## To do
Reproduce the full listing below unchanged, apart from the pictures.

— BEGIN —

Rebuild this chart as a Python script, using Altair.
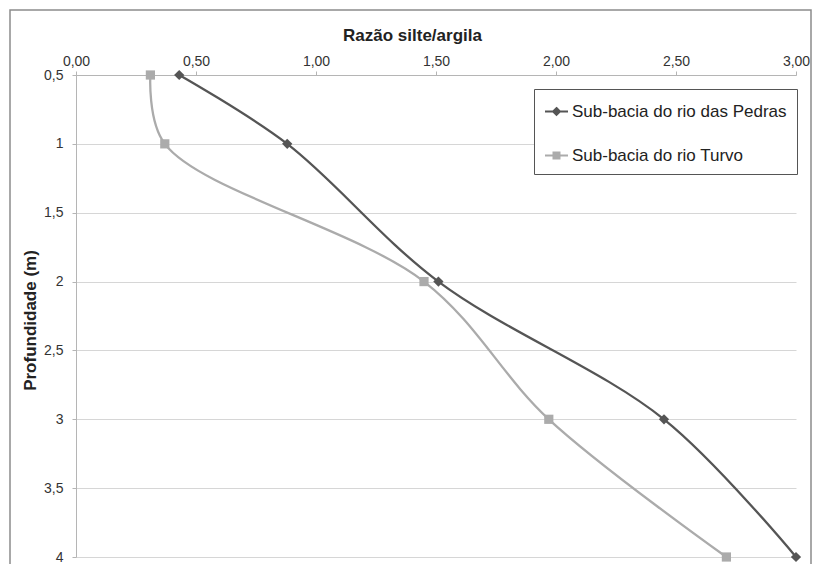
import altair as alt
import pandas as pd

# ---- data ----
depth = [0.5, 1.0, 2.0, 3.0, 4.0]
pedras = [0.43, 0.88, 1.51, 2.45, 3.00]
turvo = [0.31, 0.37, 1.45, 1.97, 2.71]
series_names = ["Sub-bacia do rio das Pedras", "Sub-bacia do rio Turvo"]
x_ticks = [0, 0.5, 1, 1.5, 2, 2.5, 3]
y_ticks = [0.5, 1, 1.5, 2, 2.5, 3, 3.5, 4]
colors = ["#555555", "#ababab"]
shapes = ["diamond", "square"]
marker_sizes = [105, 85]

rows = []
for d, p, t in zip(depth, pedras, turvo):
    rows.append({"serie": series_names[0], "prof": d, "razao": p})
    rows.append({"serie": series_names[1], "prof": d, "razao": t})
df = pd.DataFrame(rows)

FONT = "Liberation Sans"
W, H = 720, 482

color_scale = alt.Scale(domain=series_names, range=colors)

x_enc = alt.X(
    "razao:Q",
    scale=alt.Scale(domain=[0, 3], nice=False, zero=False),
    axis=alt.Axis(
        orient="top",
        values=x_ticks,
        labelExpr="replace(format(datum.value, '.2f'), '.', ',')",
        labelFlush=False,
        title="Razão silte/argila",
        grid=False,
        tickSize=4,
        labelPadding=3,
        titleX=336,
        titleY=-35,
        titleBaseline="alphabetic",
        titleAlign="center",
    ),
)
y_enc = alt.Y(
    "prof:Q",
    scale=alt.Scale(domain=[0.5, 4], reverse=True, nice=False, zero=False),
    axis=alt.Axis(
        values=y_ticks,
        labelExpr="replace(format(datum.value, '~g'), '.', ',')",
        labelFlush=False,
        title="Profundidade (m)",
        grid=True,
        tickSize=4,
        labelPadding=9,
        titleX=-46,
        titleY=H / 2 + 4,
        titleAngle=270,
        titleBaseline="middle",
        titleAlign="center",
    ),
)

shape_expr = (
    "datum.value === 'Sub-bacia do rio das Pedras' ? "
    "'M-1,0H1M0,-0.3L0.3,0L0,0.3L-0.3,0Z' : "
    "'M-1,0H1M-0.26,-0.26H0.26V0.26H-0.26Z'"
)
color_expr = "scale('color', datum.value)"

legend = alt.Legend(
    title=None,
    orient="none",
    legendX=458,
    legendY=14,
    padding=10,
    rowPadding=23,
    strokeColor="#555555",
    fillColor="white",
    labelFont=FONT,
    labelFontSize=17,
    labelColor="#222222",
    labelLimit=400,
    labelOffset=3,
    symbolSize=529,
    symbolStrokeWidth=2,
    symbolType=alt.ExprRef(shape_expr),
    symbolFillColor=alt.ExprRef(color_expr),
    symbolStrokeColor=alt.ExprRef(color_expr),
)

frame = alt.Chart(alt.Data(values=[{"k": 1}])).mark_rect(
    filled=False, stroke="#8c8c8c", strokeWidth=1.5
).encode(
    x=alt.value(-66), x2=alt.value(735), y=alt.value(-65), y2=alt.value(520)
)

lines = alt.Chart(df).mark_line(interpolate="catmull-rom", strokeWidth=2.3).encode(
    x=x_enc,
    y=y_enc,
    order=alt.Order("prof:Q"),
    color=alt.Color("serie:N", scale=color_scale, legend=legend),
)

point_layers = []
for name, col, shp, sz in zip(series_names, colors, shapes, marker_sizes):
    point_layers.append(
        alt.Chart(df)
        .transform_filter(alt.datum.serie == name)
        .mark_point(filled=True, opacity=1, shape=shp, size=sz, color=col)
        .encode(x=x_enc, y=y_enc)
    )

chart = (
    alt.layer(frame, lines, *point_layers)
    .properties(
        width=W,
        height=H,
        autosize=alt.AutoSizeParams(type="none"),
        padding={"left": 68, "top": 67, "right": 17, "bottom": 7},
        background="white",
    )
    .configure_view(stroke=None)
    .configure_axis(
        domainColor="#b5b5b5",
        tickColor="#b5b5b5",
        gridColor="#d6d6d6",
        labelColor="#333333",
        labelFont=FONT,
        labelFontSize=14,
        titleFont=FONT,
        titleFontSize=17,
        titleFontWeight="bold",
        titleColor="#222222",
    )
)

chart.save("out.html", embed_options={"renderer": "svg", "actions": False})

— END —

## Exercise output
Rebuild this chart as a Python script, using Altair.
import altair as alt
import pandas as pd

# ---- data ----
depth = [0.5, 1.0, 2.0, 3.0, 4.0]
pedras = [0.43, 0.88, 1.51, 2.45, 3.00]
turvo = [0.31, 0.37, 1.45, 1.97, 2.71]
series_names = ["Sub-bacia do rio das Pedras", "Sub-bacia do rio Turvo"]
x_ticks = [0, 0.5, 1, 1.5, 2, 2.5, 3]
y_ticks = [0.5, 1, 1.5, 2, 2.5, 3, 3.5, 4]
colors = ["#555555", "#ababab"]
shapes = ["diamond", "square"]
marker_sizes = [105, 85]

rows = []
for d, p, t in zip(depth, pedras, turvo):
    rows.append({"serie": series_names[0], "prof": d, "razao": p})
    rows.append({"serie": series_names[1], "prof": d, "razao": t})
df = pd.DataFrame(rows)

FONT = "Liberation Sans"
W, H = 720, 482

color_scale = alt.Scale(domain=series_names, range=colors)

x_enc = alt.X(
    "razao:Q",
    scale=alt.Scale(domain=[0, 3], nice=False, zero=False),
    axis=alt.Axis(
        orient="top",
        values=x_ticks,
        labelExpr="replace(format(datum.value, '.2f'), '.', ',')",
        labelFlush=False,
        title="Razão silte/argila",
        grid=False,
        tickSize=4,
        labelPadding=3,
        titleX=336,
        titleY=-35,
        titleBaseline="alphabetic",
        titleAlign="center",
    ),
)
y_enc = alt.Y(
    "prof:Q",
    scale=alt.Scale(domain=[0.5, 4], reverse=True, nice=False, zero=False),
    axis=alt.Axis(
        values=y_ticks,
        labelExpr="replace(format(datum.value, '~g'), '.', ',')",
        labelFlush=False,
        title="Profundidade (m)",
        grid=True,
        tickSize=4,
        labelPadding=9,
        titleX=-46,
        titleY=H / 2 + 4,
        titleAngle=270,
        titleBaseline="middle",
        titleAlign="center",
    ),
)

shape_expr = (
    "datum.value === 'Sub-bacia do rio das Pedras' ? "
    "'M-1,0H1M0,-0.3L0.3,0L0,0.3L-0.3,0Z' : "
    "'M-1,0H1M-0.26,-0.26H0.26V0.26H-0.26Z'"
)
color_expr = "scale('color', datum.value)"

legend = alt.Legend(
    title=None,
    orient="none",
    legendX=458,
    legendY=14,
    padding=10,
    rowPadding=23,
    strokeColor="#555555",
    fillColor="white",
    labelFont=FONT,
    labelFontSize=17,
    labelColor="#222222",
    labelLimit=400,
    labelOffset=3,
    symbolSize=529,
    symbolStrokeWidth=2,
    symbolType=alt.ExprRef(shape_expr),
    symbolFillColor=alt.ExprRef(color_expr),
    symbolStrokeColor=alt.ExprRef(color_expr),
)

frame = alt.Chart(alt.Data(values=[{"k": 1}])).mark_rect(
    filled=False, stroke="#8c8c8c", strokeWidth=1.5
).encode(
    x=alt.value(-66), x2=alt.value(735), y=alt.value(-65), y2=alt.value(520)
)

lines = alt.Chart(df).mark_line(interpolate="catmull-rom", strokeWidth=2.3).encode(
    x=x_enc,
    y=y_enc,
    order=alt.Order("prof:Q"),
    color=alt.Color("serie:N", scale=color_scale, legend=legend),
)

point_layers = []
for name, col, shp, sz in zip(series_names, colors, shapes, marker_sizes):
    point_layers.append(
        alt.Chart(df)
        .transform_filter(alt.datum.serie == name)
        .mark_point(filled=True, opacity=1, shape=shp, size=sz, color=col)
        .encode(x=x_enc, y=y_enc)
    )

chart = (
    alt.layer(frame, lines, *point_layers)
    .properties(
        width=W,
        height=H,
        autosize=alt.AutoSizeParams(type="none"),
        padding={"left": 68, "top": 67, "right": 17, "bottom": 7},
        background="white",
    )
    .configure_view(stroke=None)
    .configure_axis(
        domainColor="#b5b5b5",
        tickColor="#b5b5b5",
        gridColor="#d6d6d6",
        labelColor="#333333",
        labelFont=FONT,
        labelFontSize=14,
        titleFont=FONT,
        titleFontSize=17,
        titleFontWeight="bold",
        titleColor="#222222",
    )
)

chart.save("out.html", embed_options={"renderer": "svg", "actions": False})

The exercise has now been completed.